美しい瀬戸内海の島々をめぐり、無医の集落に年に一度の医療を施している瀬戸内海翔洋病院の診療船「海診丸」で看護師をつとめる三崎昇(福士蒼汰)は、同じく看護師をつとめる戸神眞子(武井咲)に片想い。
しかるに彼は、風邪で寝込んでしまった戸神眞子の看病を引き受けた医師の瀬崎航太(松田翔太)が自身の顔をこの患者の顔に近付けていたときの後姿を見て、キスをしているかと勘違いしてしまった。そして二人が密かに交際していたと確信した。見てはならない場面(…と三崎昇が思い込んでしまったその場面)を目撃した瞬間の彼の、腰を抜かしたような驚き方、そしてそのあとの落ち込み方は、彼の想いの深さと純粋な性格をよく表していたろう。
これに劣らず印象深かった場面は、学生時代の彼と両想いだったにもかかわらず交際するには至らなかった白井亜希(佐々木希)と久し振りに再会して懐かしんだのも束の間、多額の金銭を直ぐにも準備しなければならなくて困っているとの相談を受けた彼が、船内の自室で、財布から金を全て取り出し、箱に保管していた過去の給与袋の中身や預金通帳までも取り出して、有り金をかき集めていたところ。その姿は、哀しい程に健気だった。
同時に、ここでの描写は、彼が金銭には無頓着でありながら、無欲であることで財をそれなりに貯えてもいたことを物語る。なにしろ貴重品を入れたブリキの箱や机の抽斗の中に、金銭を入れた給与袋や封筒が幾つか、さらには封筒にも入れていない裸の紙幣までも、殆ど無造作に収めてあったのだ。
白井亜希は三崎昇に嘘をついていただけではなく妹の白井美和(吉田里琴)にまでも嘘をついて三崎昇を完全に騙した格好になってしまっていたが、金銭に困っていたのは事実であるし、誰にも相談できなくて、心優しい三崎昇を頼るしかなかったのが真相だった。彼自身もそのように察したのだろう。島で小さな書店を営んでいる白井亜希から借りていた書籍を返却するとき、瀬崎航太を通じて既に返却されていた自身の全財産をその書籍に挟んで、あらためて捧げた。

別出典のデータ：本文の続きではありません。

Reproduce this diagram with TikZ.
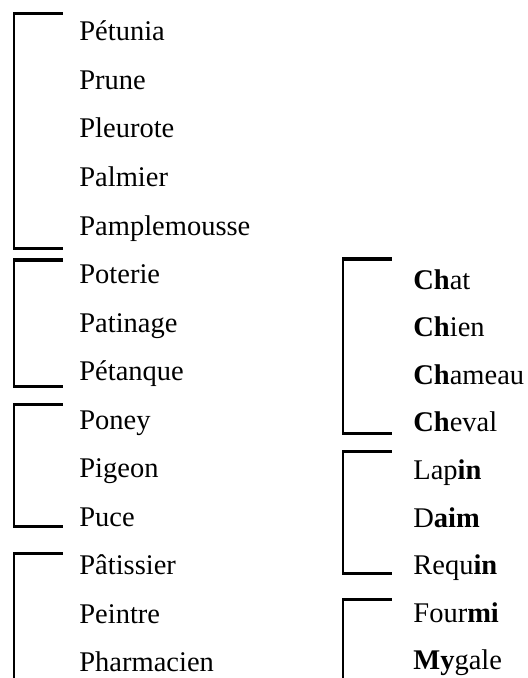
\documentclass[tikz,border=0pt]{standalone}
\usepackage{fontspec}
\setmainfont{Liberation Serif}
\usetikzlibrary{positioning}
\tikzset{%
  word/.style={anchor=base west,inner sep=0pt,font=\fontsize{14.25}{17}\selectfont},
  bar/.style={line width=1.5pt},
  stem/.style={line width=1pt}
}

\begin{document}
\begin{tikzpicture}[x=.5pt,y=-.5pt]
	\useasboundingbox (0,0) rectangle (527,678);

	% left column
	\foreach \n/\t [count=\i from 0] in {petunia/Pétunia,prune/Prune,pleurote/Pleurote,palmier/Palmier,pamplemousse/Pamplemousse,poterie/Poterie,patinage/Patinage,petanque/Pétanque,poney/Poney,pigeon/Pigeon,puce/Puce,patissier/Pâtissier,peintre/Peintre,pharmacien/Pharmacien} {%
		\node[word] (\n) at (79,{41+48.5*\i}) {\t};
	}

	% right column
	\foreach \n/\t [count=\i from 0] in {chat/\textbf{Ch}at,chien/\textbf{Ch}ien,chameau/\textbf{Ch}ameau,cheval/\textbf{Ch}eval,lapin/Lap\textbf{in},daim/D\textbf{aim},requin/Requ\textbf{in},fourmi/Four\textbf{mi},mygale/\textbf{My}gale} {%
		\node[word] (\n) at (413,{289+47.6*\i}) {\t};
	}

	% brackets
	\foreach \x/\ya/\yb in {14/14/249,14/260/386,14/404/526,14/553/678,343/259/433,343/451/573,343/599/678} {%
		\draw[stem] (\x,\ya) -- (\x,\yb);
		\draw[bar] (\x-1,\ya) -- (\x+49,\ya);
	}
	\foreach \x/\yb in {14/249,14/386,14/526,343/433,343/573} {%
		\draw[bar] (\x-1,\yb) -- (\x+49,\yb);
	}
\end{tikzpicture}
\end{document}
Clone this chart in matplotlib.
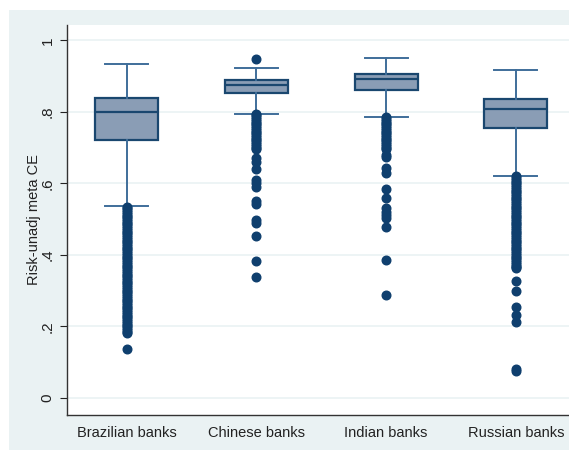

繊細で弱々しくとも実は健気で高潔な三崎昇の人柄を、彼の尊敬する「コータ先生」がどこまでも理解していたのは、三崎昇と彼に感情移入する視聴者にとっては何よりの救済だった。嘘なんか云わなくとも、本当のことを云って相談しただけでも、三崎昇は必ずや同じように尽くしたはずであり、三崎昇はそのような人物である…という瀬崎航太の言葉は、他のどんな叱責や報復よりも鋭く、重く、厳しく、白井亜希に反省を促したに相違ない。三崎昇がこれを知ったなら幸福を噛みしめることだろう。